More than 50 percent of Australia’s GPs are women. To mark International Women’s Day we spoke to general practitioner, Associate Professor Louise Stone, who advocates for women in medicine.
Dr Louise Stone is a vocal advocate for women in general practice and medicine more broadly.
A GP for over three decades, Dr Stone is also a medical educator and researcher at Australian National University Medical School. She has had many varied roles but her main clinical, research and teaching interest is now in mental health.
“I tell young doctors that general practice is an awesome career. It is incredibly flexible, it allows you to develop different interests and stay in the same profession.”
“When I was young, I was doing obstetrics in Gippsland in Victoria. I set up a women’s health clinic there. Now I work more in youth health and doctors’ health.”
“General practice is rich and broad, and it is portable. One of my close friends is a GP in Antarctica. If you’re that sort of person then it can be a fantastic career.

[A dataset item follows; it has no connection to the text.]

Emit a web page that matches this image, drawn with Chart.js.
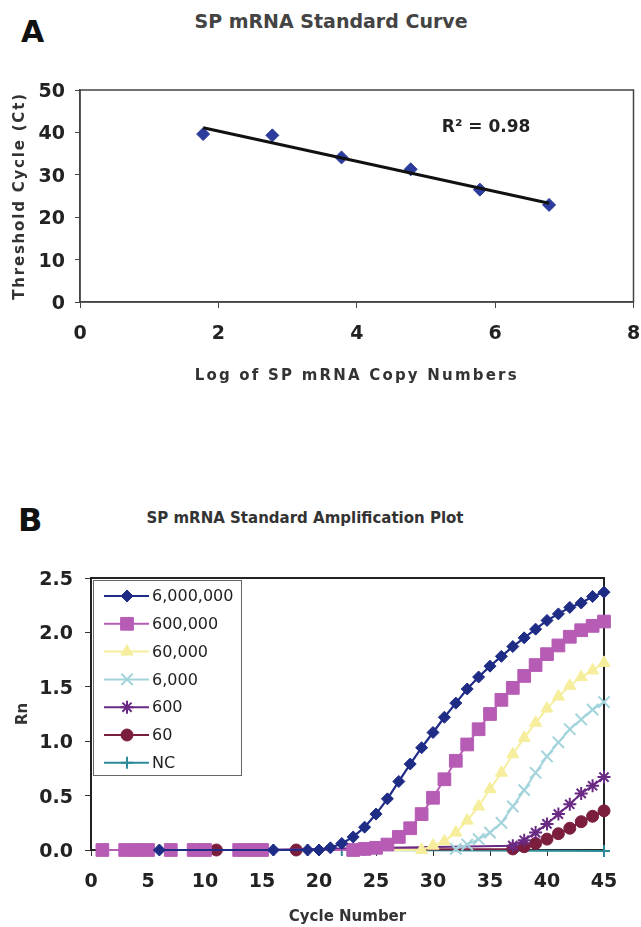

You never get bored.”
For Dr Stone flexible work hours are a major benefit.
“General practice is more family-friendly than many of the other disciplines, you can work part-time. I say that with some reservations because in an ideal world it shouldn’t make any difference: surgery should be just as family-friendly as general practice.”
But she also acknowledges the challenges and the pressures that general practice GPs face, particularly the problems caused by an underfunded Medicare system.
“This is a time of uncertainty, but I have faith in general practice. It is the most effective and efficient part of our health care system. General practice has been here before. It may take a little while, but things will turn around.”
Gendered stereotypes in medicine
Dr Stone has researched the impact of gendered stereotypes in medicine, with a focus on a phenomenon she calls the “Lady Doctor” effect.
“Gendered stereotypes of ‘feminine’ and ‘masculine’ skillsets feed the idea that women are the better choice if you need time and empathy because they enjoy that sort of thing.”
“In general practice this means they see more preventative care and slow, complex, and emotionally intensive medicine. Unfortunately, the way that Medicare works, GPs are penalised for longer, more complex cases.”
She is one of many doctors advocating for Medicare reform so doctors and patients are not penalised for longer consultations.
Research on sexual harassment in medicine
Dr Stone has spent eight years in research, policy and education highlighting the occurrence of sexual harassment and abuse in medicine.
Her work was prompted by an incident in 2014, when she helped an intern who was raped by another doctor when she finished her nightshift.
Her research has since revealed that nationally, 33% of healthcare workers indicate that they had been harassed at some time in their careers.
She found that in NSW, 55% of female doctors said they had experienced sexual harassment in the workplace, and for female doctors in training that figure was 61%.
“Many people in healthcare find this data difficult to accept. It is not an easy conversation to have.”
She also says it is difficult to accurately estimate the prevalence of sexual harm in healthcare because it is underreported.
Dr Stone said she didn’t start out with a passion for research.
“As a GP there were a few things that I couldn’t get answers to. For most GPs who go into research, that’s why we do it, because we have a critical question that we haven’t been able to answer, and because we want to make a difference.”